--- In

ISO8601@yahoogroups.com, "piebaldconsult" <PIEBALDconsult@...>

wrote:

> If the fractional part of a day represents a time-of-day then

> oughtn't it to be preceded by a T? If so, then wouldn't it also

> require at least one digit before the decimal point (ummm... comma)?

>

> 2006-123T0,5

That would be a half-hour past midnight, i.e. 00:30, although it

should properly be written with two 0s.

Adding an extra digit would be redundant, since the whole number part

of the fraction is the day (of month, week or year). If fractional

days were to be permitted, then the time of day should not be

permitted with the date representation.
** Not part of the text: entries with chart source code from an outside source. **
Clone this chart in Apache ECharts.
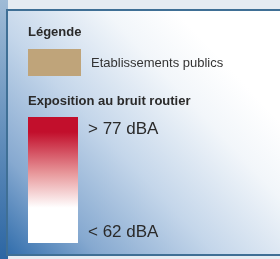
<!DOCTYPE html>
<html><head><meta charset="utf-8">
<script src="https://cdn.jsdelivr.net/npm/echarts@6/dist/echarts.min.js"></script>
<style>html,body{margin:0;padding:0;background:#fff}#c{width:280px;height:259px}</style>
</head><body><div id="c"></div>
<script>
const legendTitle = 'Légende';
const categories = ['Etablissements publics'];
const categoryColors = ['#bfa47a'];
const scaleTitle = 'Exposition au bruit routier';
const scaleLabels = ['> 77 dBA', '< 62 dBA'];
const scaleColors = ['#c20f2c', '#e8999c', '#ffffff'];

const chart = echarts.init(document.getElementById('c'), null, {renderer: 'canvas'});
const font = 'Liberation Sans, Arial, sans-serif';
const elements = [
  {type: 'rect', shape: {x: 0, y: 0, width: 280, height: 259}, style: {fill: '#e6ecf2'}},
  {type: 'rect', shape: {x: 0, y: 0, width: 8, height: 259}, style: {fill: {type: 'linear', x: 0, y: 0, x2: 0, y2: 1, colorStops: [{offset: 0, color: '#9fbbd6'}, {offset: 1, color: '#2c66a3'}]}}},
  {type: 'rect', shape: {x: 7, y: 10, width: 276, height: 245},
    style: {fill: {type: 'linear', x: 0, y: 1, x2: 0.9, y2: 0.05, colorStops: [
      {offset: 0, color: '#2f6cab'}, {offset: 0.2, color: '#86a9d0'}, {offset: 0.45, color: '#c4d6ea'}, {offset: 0.7, color: '#f2f6fa'}, {offset: 0.85, color: '#ffffff'}, {offset: 1, color: '#ffffff'}]},
      stroke: '#3f6f95', lineWidth: 2}},
  {type: 'text', style: {x: 28, y: 32, text: legendTitle, font: 'bold 13px ' + font, fill: '#2a2a2a', verticalAlign: 'middle'}}
];
categories.forEach((c, i) => {
  elements.push({type: 'rect', shape: {x: 28, y: 49 + i * 30, width: 53, height: 27}, style: {fill: categoryColors[i]}});
  elements.push({type: 'text', style: {x: 91, y: 63 + i * 30, text: c, font: '13px ' + font, fill: '#333', verticalAlign: 'middle'}});
});
elements.push({type: 'text', style: {x: 28, y: 101, text: scaleTitle, font: 'bold 13px ' + font, fill: '#2a2a2a', verticalAlign: 'middle'}});
elements.push({type: 'rect', shape: {x: 28, y: 117, width: 50, height: 126},
  style: {fill: {type: 'linear', x: 0, y: 0, x2: 0, y2: 1, colorStops: [
    {offset: 0, color: scaleColors[0]}, {offset: 0.12, color: scaleColors[0]}, {offset: 0.45, color: scaleColors[1]}, {offset: 0.72, color: scaleColors[2]}, {offset: 1, color: scaleColors[2]}]}}});
elements.push({type: 'text', style: {x: 88, y: 129, text: scaleLabels[0], font: '17px ' + font, fill: '#2a2a2a', verticalAlign: 'middle'}});
elements.push({type: 'text', style: {x: 88, y: 232, text: scaleLabels[1], font: '17px ' + font, fill: '#2a2a2a', verticalAlign: 'middle'}});

chart.setOption({animation: false, graphic: {elements}});
</script></body></html>
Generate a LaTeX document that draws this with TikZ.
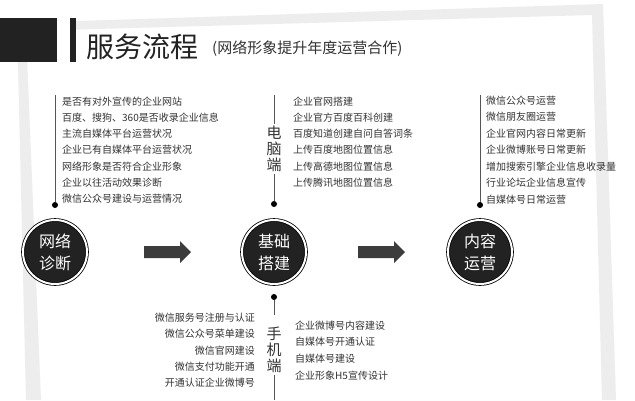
\documentclass[tikz,border=0pt]{standalone}
\usepackage{fontspec}
\setmainfont{Noto Sans CJK SC}
\definecolor{framegray}{HTML}{EDEDED}
\definecolor{darkfill}{HTML}{222222}
\definecolor{txt}{HTML}{333333}
\definecolor{linegray}{HTML}{555555}
\definecolor{arrowc}{HTML}{3C3C3C}
\begin{document}
\begin{tikzpicture}[x=1pt,y=-1pt,
  item/.style={font=\fontsize{10}{12}\selectfont, text=txt, inner sep=0pt},
  stage/.style={circle, fill=darkfill, draw=black, double=white, double distance=2pt,
    line width=0.8pt, minimum size=64pt, inner sep=0pt, text=white, align=center,
    font=\fontsize{16}{22}\selectfont},
  vline/.style={draw=linegray, line width=0.9pt},
  bullet/.style={circle, fill=black, minimum size=6pt, inner sep=0pt},
  side/.style={font=\fontsize{15}{16}\selectfont, text=txt, align=center, inner sep=2pt},
  blockarrow/.style={fill=arrowc}]
\useasboundingbox (0,0) rectangle (635,400);
\fill[white] (0,0) rectangle (635,400);
% light frame
\fill[framegray, even odd rule]
  (17,23) -- (603,4) -- (616,400) -- (26,400) -- cycle
  (26,31) -- (592,15) -- (602,400) -- (41,400) -- cycle;
\fill[white] (57,12) rectangle (70,36);
% header
\fill[darkfill] (0,18) rectangle (57,62);
\fill[darkfill] (70,18) rectangle (76,62);
\node[anchor=west, inner sep=0pt, text=darkfill, font=\fontsize{28}{30}\selectfont] (title) at (86,47) {服务流程};
\node[anchor=west, inner sep=0pt, text=txt, font=\fontsize{15}{17}\selectfont] (subtitle) at (212,49) {(网络形象提升年度运营合作)};

% stages
\node[stage] (c1) at (55,252) {网络\\诊断};
\node[stage] (c2) at (274,252) {基础\\搭建};
\node[stage] (c3) at (480,252) {内容\\运营};

% arrows
\coordinate (a1) at (144,252);
\coordinate (a2) at (358,252);
\foreach \a in {a1,a2}
  \fill[blockarrow] (\a) ++(0,-6) -- ++(36,0) -- ++(0,-5) -- ++(11,11) -- ++(-11,11) -- ++(0,-5) -- ++(-36,0) -- cycle;

% list 1
\coordinate (t1) at (55,95);
\node[bullet] (d1) at (55,205) {};
\draw[vline] (t1) -- (d1);
\foreach \t/\y [count=\i] in {是否有对外宣传的企业网站/102,百度、搜狗、360是否收录企业信息/118,主流自媒体平台运营状况/134,企业已有自媒体平台运营状况/150,网络形象是否符合企业形象/167,企业以往活动效果诊断/183,微信公众号建设与运营情况/199}
  \node[item, anchor=west] (l1\i) at (62,\y) {\t};

% list 2 (电脑端)
\coordinate (t2) at (274,95);
\node[side] (pc) at (274,149) {电\\脑\\端};
\node[bullet] (d2) at (274,204) {};
\draw[vline] (t2) -- (pc.north);
\draw[vline] (pc.south) -- (d2);
\foreach \t/\y [count=\i] in {企业官网搭建/102,企业官方百度百科创建/118,百度知道创建自问自答词条/134,上传百度地图位置信息/150,上传高德地图位置信息/167,上传腾讯地图位置信息/183}
  \node[item, anchor=west] (l2\i) at (293,\y) {\t};

% list 3
\coordinate (t3) at (480,95);
\node[bullet] (d3) at (480,205) {};
\draw[vline] (t3) -- (d3);
\foreach \t/\y [count=\i] in {微信公众号运营/101,微信朋友圈运营/117,企业官网内容日常更新/134,企业微博账号日常更新/150,增加搜索引擎企业信息收录量/167,行业论坛企业信息宣传/183,自媒体号日常运营/200}
  \node[item, anchor=west] (l3\i) at (486,\y) {\t};

% bottom (手机端)
\node[bullet] (d4) at (274,297) {};
\node[side] (mob) at (274,350) {手\\机\\端};
\coordinate (b4) at (274,400);
\draw[vline] (d4) -- ([yshift=10pt]mob.north);
\draw[vline] (mob.south) -- (b4);
\foreach \t/\y [count=\i] in {微信服务号注册与认证/318,微信公众号菜单建设/334,微信官网建设/351,微信支付功能开通/367,开通认证企业微博号/383}
  \node[item, anchor=east] (l4\i) at (255,\y) {\t};
\foreach \t/\y [count=\i] in {企业微博号内容建设/326,自媒体号开通认证/342,自媒体号建设/359,企业形象H5宣传设计/376}
  \node[item, anchor=west] (l5\i) at (295,\y) {\t};
\end{tikzpicture}
\end{document}
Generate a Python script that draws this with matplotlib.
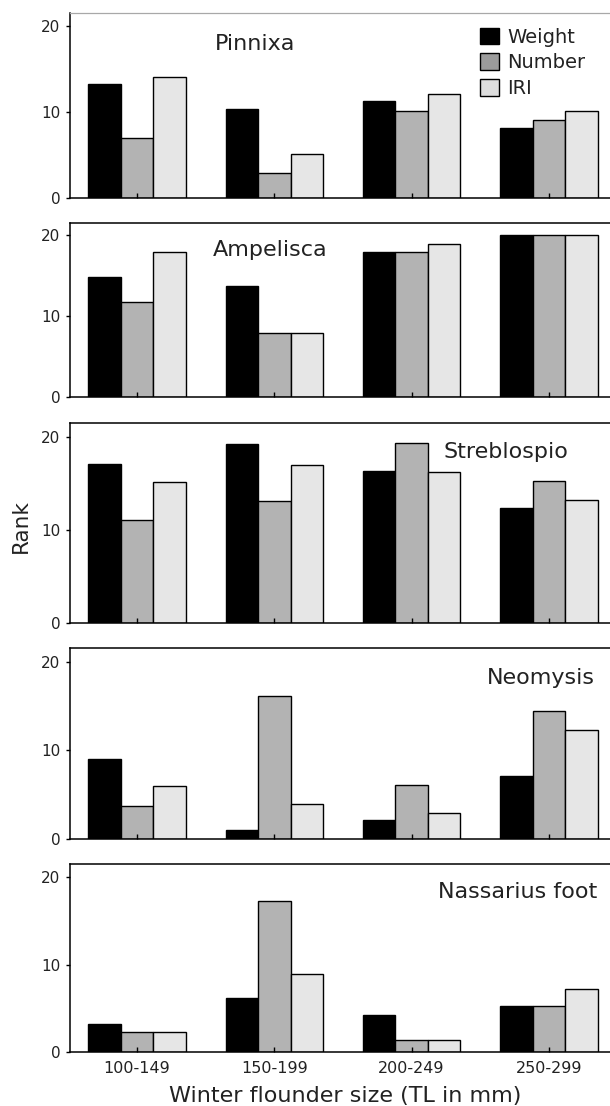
# Winter flounder diet ranks by prey taxon and fish size class (5 stacked panels).
import numpy as np
import matplotlib
matplotlib.use("Agg")
import matplotlib.pyplot as plt
from matplotlib.patches import Patch

size_classes = ["100-149", "150-199", "200-249", "250-299"]
series = ["Weight", "Number", "IRI"]

taxa = ["Pinnixa", "Ampelisca", "Streblospio", "Neomysis", "Nassarius foot"]
weight = [
    [13.2, 10.3, 11.3, 8.1],
    [14.9, 13.8, 17.9, 20.0],
    [17.1, 19.25, 16.35, 12.4],
    [9.0, 1.05, 2.2, 7.1],
    [3.25, 6.25, 4.25, 5.3],
]
number = [
    [7.0, 2.9, 10.1, 9.0],
    [11.8, 7.9, 17.9, 20.0],
    [11.1, 13.1, 19.3, 15.2],
    [3.8, 16.1, 6.15, 14.4],
    [2.3, 17.25, 1.4, 5.3],
]
iri = [
    [14.0, 5.1, 12.1, 10.1],
    [17.9, 7.9, 18.9, 20.0],
    [15.1, 17.0, 16.25, 13.2],
    [5.95, 4.0, 3.0, 12.35],
    [2.3, 8.95, 1.4, 7.25],
]

bar_colors = ["#000000", "#b3b3b3", "#e6e6e6"]
legend_colors = ["#000000", "#9c9c9c", "#dedede"]
TXT = "#222222"

W, H = 610, 1106
fig = plt.figure(figsize=(W / 100, H / 100), dpi=100)

boxes = [(12.7, 198.0), (223.3, 397.3), (422.7, 623.3), (648.3, 839.3), (864.0, 1052.3)]
# label anchors: (x data, y baseline, ha)
label_pos = [(0.568, 17.2, "left"), (0.553, 17.4, "left"), (2.23, 17.7, "left"),
             (3.336, 17.5, "right"), (3.35, 17.6, "right")]

x = np.arange(len(size_classes))
bw = 0.236
left_px = 70

for i, taxon in enumerate(taxa):
    top, bot = boxes[i]
    ax = fig.add_axes([left_px / W, 1 - bot / H, (W - left_px) / W, (bot - top) / H])
    for j, vals in enumerate([weight[i], number[i], iri[i]]):
        ax.bar(x + (j - 1) * bw, vals, bw, color=bar_colors[j], edgecolor="black",
               linewidth=1.0, zorder=1)
    ax.set_xlim(-0.488, 3.445)
    ax.set_ylim(0, 21.5)
    ax.set_yticks([0, 10, 20])
    ax.set_xticks(x)
    ax.tick_params(axis="y", direction="out", length=3, width=1, pad=4,
                   labelsize=11, labelcolor=TXT)
    ax.tick_params(axis="x", direction="in", length=3.5, width=1, pad=6,
                   labelsize=11.5, labelcolor=TXT)
    if i == len(taxa) - 1:
        ax.set_xticklabels(size_classes)
    else:
        ax.set_xticklabels([])
    ax.spines["right"].set_visible(False)
    for s in ["left", "bottom", "top"]:
        ax.spines[s].set_linewidth(1.1)
    if i == 0:
        ax.spines["top"].set_color("#a8a8a8")
        ax.spines["top"].set_linewidth(0.9)
    lx, ly, ha = label_pos[i]
    ax.text(lx, ly, taxon, ha=ha, va="baseline", fontsize=16, color=TXT)
    if i == 0:
        handles = [Patch(facecolor=c, edgecolor="black", linewidth=1.0) for c in legend_colors]
        ax.legend(handles, series, loc="upper left", bbox_to_anchor=((480 - left_px) / (W - left_px), 0.92),
                  frameon=False, fontsize=14, handlelength=1.0, handleheight=0.95,
                  handletextpad=0.4, labelspacing=0.35, borderpad=0, borderaxespad=0,
                  labelcolor=TXT)

fig.text(21 / W, 1 - 526 / H, "Rank", rotation=90, ha="center", va="center",
         fontsize=15.5, color=TXT)
fig.text(345 / W, 1 - 1096 / H, "Winter flounder size (TL in mm)", ha="center",
         va="center", fontsize=16, color=TXT)

fig.savefig("out.png", dpi=100)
That is, a decimal fraction

is permitted only for the lowest-order component, a date with a

fractional day could not also include a time of the day

representation, since the highest-order component of the latter is the

hour.

Likewise, when representing time of the day with a decimal fraction of

the hour, you would not represent 00:30 it as :0,5 or as 0,5: but as

00,5. The time designator T is always preceded by the day, and always

followed by the hour. Thus, a representation with a fractional day

would be date-only, even though the fraction could be converted to a

time of the day.

Which is all academic, since decimal fractions of days is not

permitted by the standard, actual use thereof not withstanding. I

would also point out that decimal fractions of years are also used

(although they do not correspond exactly to the Gregorian calendar).

Decimal fractions of months would be difficult to implement, however.